Placido Hilukilwa
THIS year’s harvest was satisfactory for some but not for other subsistence farmers which find themselves in the four northern regions of Omusati, Oshana, Ohangwena and Oshikoto.
Many will need drought assistance, says Adolf Uunona, the councilor for Oshana Region’s Ompundja Constituency.
He blamed climate change for this year’s insufficient rainfall.
“The rainy season started too late and ended too soon. That had a negative effect on the harvest. People will definitely need drought relief and government is already preparing for that eventuality,” he said.

He has a special message to those northerners who are employed in towns and other parts of the country: “Start putting some money aside to support your relatives back home. They will need it,” he said.
Angula Kanelombe, the spokesperson of the Ombalantu Traditional Authority in the Omusati Region, echoed Uunona’s view.
He said the recent mahangu harvest season was neither too good nor too poor.

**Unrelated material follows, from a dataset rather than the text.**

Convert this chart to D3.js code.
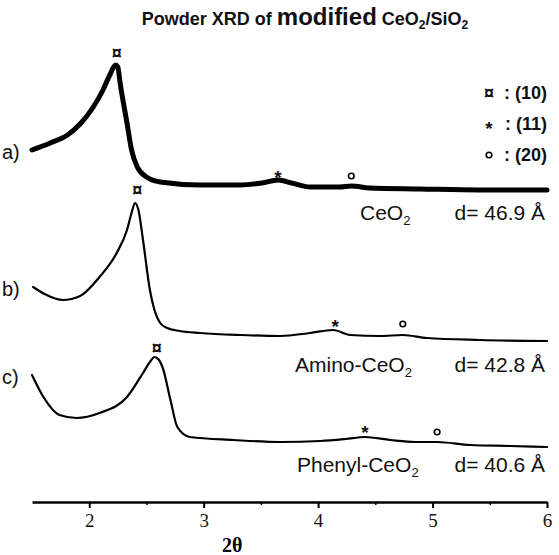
<!DOCTYPE html>
<html>
<head>
<meta charset="utf-8">
<script src="https://cdn.jsdelivr.net/npm/d3@7"></script>
<style>
  body { margin: 0; background: #fff; }
  svg { display: block; }
  .lbl { font-family: "Liberation Sans", Arial, sans-serif; fill: #111; }
  .tick text { font-family: "Liberation Serif", "Times New Roman", serif; font-size: 19px; fill: #111; }
</style>
</head>
<body>
<div id="chartId"></div>
<script>
/*
Data (2θ in degrees, intensity in arbitrary units, traces already offset)
*/
const twoThetaA = [1.50, 1.66, 1.81, 1.92, 2.03, 2.12, 2.18, 2.23, 2.25, 2.27, 2.33, 2.37, 2.42, 2.50, 2.62, 2.97, 3.32, 3.51, 3.65, 3.77, 3.93, 4.19, 4.29, 4.45, 4.89, 5.41, 6.00];
const intensityA = [700, 714, 730, 752, 784, 820, 850, 870, 866, 834, 754, 700, 666, 646, 636, 630, 630, 634, 640, 634, 626, 626, 628, 624, 622, 620, 620];

const twoThetaB = [1.51, 1.61, 1.77, 1.92, 2.09, 2.24, 2.33, 2.37, 2.40, 2.43, 2.47, 2.53, 2.57, 2.62, 2.68, 2.79, 2.97, 3.32, 3.67, 3.93, 4.13, 4.28, 4.54, 4.74, 4.95, 5.41, 6.00];
const intensityB = [426, 412, 400, 408, 446, 494, 540, 574, 594, 580, 520, 420, 380, 354, 344, 338, 334, 330, 328, 334, 340, 330, 328, 330, 324, 320, 318];

const twoThetaC = [1.50, 1.60, 1.74, 1.89, 2.09, 2.33, 2.47, 2.53, 2.57, 2.61, 2.64, 2.71, 2.77, 2.88, 3.26, 3.67, 4.02, 4.24, 4.41, 4.63, 4.85, 5.04, 5.33, 5.68, 6.00];
const intensityC = [250, 206, 170, 164, 174, 206, 254, 276, 286, 280, 266, 200, 146, 126, 120, 116, 118, 122, 126, 120, 116, 116, 110, 108, 106];

const seriesKeys = ["a)", "b)", "c)"];
const seriesNames = ["CeO", "Amino-CeO", "Phenyl-CeO"];
const dSpacings = ["d= 46.9 Å", "d= 42.8 Å", "d= 40.6 Å"];

// reflection markers: kind, 2θ, intensity
const markerKinds = ["10", "11", "20", "10", "11", "20", "10", "11", "20"];
const markerTheta = [2.24, 3.65, 4.29, 2.42, 4.15, 4.74, 2.59, 4.41, 5.04];
const markerIntensity = [894, 654, 648, 620, 356, 352, 304, 144, 136];

const legendKinds = ["10", "11", "20"];
const legendLabels = [": (10)", ": (11)", ": (20)"];

const majorTicks = [2, 3, 4, 5, 6];
const minorTicks = [2.5, 3.5, 4.5, 5.5];

/*
Layout
*/
const width = 559, height = 555;
const x0 = 32, x1 = 547, yBottom = 500, yTop = 50;

const x = d3.scaleLinear().domain([1.5, 6]).range([x0, x1]);
const y = d3.scaleLinear().domain([0, 900]).range([yBottom, yTop]);

const svg = d3.select("#chartId").append("svg")
    .attr("width", width)
    .attr("height", height);

/*
Title
*/
const title = svg.append("text")
    .attr("class", "lbl")
    .attr("x", 305)
    .attr("y", 25)
    .attr("text-anchor", "middle")
    .attr("font-weight", "bold")
    .attr("font-size", 18);
title.append("tspan").text("Powder XRD of ");
title.append("tspan").attr("font-size", 24).text("modified");
title.append("tspan").text(" CeO");
title.append("tspan").attr("font-size", 12).attr("dy", 4).text("2");
title.append("tspan").attr("dy", -4).text("/SiO");
title.append("tspan").attr("font-size", 12).attr("dy", 4).text("2");

/*
Traces
*/
const traces = [
    { t: twoThetaA, v: intensityA, w: 5 },
    { t: twoThetaB, v: intensityB, w: 2.2 },
    { t: twoThetaC, v: intensityC, w: 2.2 }
];

const line = d3.line()
    .x(d => x(d[0]))
    .y(d => y(d[1]))
    .curve(d3.curveMonotoneX);

svg.append("g").selectAll("path")
    .data(traces)
    .enter()
    .append("path")
    .attr("d", d => line(d.t.map((t, i) => [t, d.v[i]])))
    .attr("fill", "none")
    .attr("stroke", "#000")
    .attr("stroke-width", d => d.w)
    .attr("stroke-linejoin", "round")
    .attr("stroke-linecap", "round");

// series keys a) b) c) at the start of each trace
svg.append("g").selectAll("text")
    .data(seriesKeys)
    .enter()
    .append("text")
    .attr("class", "lbl")
    .attr("x", 2)
    .attr("y", (d, i) => y(traces[i].v[0]) + 2)
    .attr("dominant-baseline", "central")
    .attr("font-size", 20)
    .text(d => d);

/*
Series names and d-spacings
*/
const nameY = [220, 372, 472];
const nameX = [360, 295, 297];
seriesNames.forEach((n, i) => {
    const t = svg.append("text")
        .attr("class", "lbl")
        .attr("x", nameX[i])
        .attr("y", nameY[i])
        .attr("font-size", 21);
    t.append("tspan").text(n);
    t.append("tspan").attr("font-size", 13).attr("dy", 5).text("2");
    svg.append("text")
        .attr("class", "lbl")
        .attr("x", 545)
        .attr("y", nameY[i])
        .attr("text-anchor", "end")
        .attr("font-size", 21)
        .text(dSpacings[i]);
});

/*
Markers
*/
function draw_marker(g, kind, cx, cy) {
    if (kind == "20") {
        g.append("circle")
            .attr("cx", cx).attr("cy", cy).attr("r", 2.8)
            .attr("fill", "none").attr("stroke", "#000").attr("stroke-width", 1.6);
    } else {
        g.append("text")
            .attr("class", "lbl")
            .attr("x", cx).attr("y", cy)
            .attr("text-anchor", "middle")
            .attr("dominant-baseline", "central")
            .attr("font-weight", "bold")
            .attr("font-size", kind == "10" ? 18 : 19)
            .attr("dy", kind == "11" ? 4 : 0)
            .text(kind == "10" ? "¤" : "*");
    }
}

const g_marks = svg.append("g");
markerKinds.forEach((k, i) => {
    draw_marker(g_marks, k, x(markerTheta[i]), y(markerIntensity[i]));
});

/*
Legend
*/
const g_legend = svg.append("g");
legendKinds.forEach((k, i) => {
    const ly = 93 + i * 31;
    draw_marker(g_legend, k, 489, ly);
    g_legend.append("text")
        .attr("class", "lbl")
        .attr("x", 547)
        .attr("y", ly)
        .attr("text-anchor", "end")
        .attr("dominant-baseline", "central")
        .attr("font-weight", "bold")
        .attr("font-size", 18)
        .text(legendLabels[i]);
});

/*
Axis
*/
const g_axis = svg.append("g").attr("transform", `translate(0,${yBottom + 2})`);
g_axis.call(d3.axisBottom(x).tickValues(majorTicks).tickSize(6).tickSizeOuter(0).tickPadding(6).tickFormat(d3.format("d")));
g_axis.select(".domain").attr("stroke-width", 2.5);
g_axis.selectAll(".tick line").attr("stroke-width", 2);

const g_minor = svg.append("g").attr("transform", `translate(0,${yBottom + 2})`);
g_minor.call(d3.axisBottom(x).tickValues(minorTicks).tickSize(3).tickFormat(""));
g_minor.select(".domain").remove();
g_minor.selectAll(".tick line").attr("stroke-width", 1.5);

svg.append("text")
    .attr("x", x(3.25))
    .attr("y", 552)
    .attr("text-anchor", "middle")
    .attr("font-family", "'Liberation Serif', 'Times New Roman', serif")
    .attr("font-weight", "bold")
    .attr("font-size", 20)
    .text("2θ");
</script>
</body>
</html>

“The rainy season started very late. There was a time when we had no hope for a harvest at all, but we did have a harvest that was not to everybody’s satisfaction,” he said, adding that the rainfalls were unpredictable and sporadic so much so that, sometimes, it rained in one mahangu field and not in the neighbouring one. “The result is that two neighbouring families had vastly unequal harvests,” he said.
The same situation was reported in the Oshikoto and Ohangwena regions.
However, grazing is said to be good in all four regions.
“Our livestock died en masse during the drought of 2019. Our herds are still recovering and available grazing is more than enough,” said Kanelombe.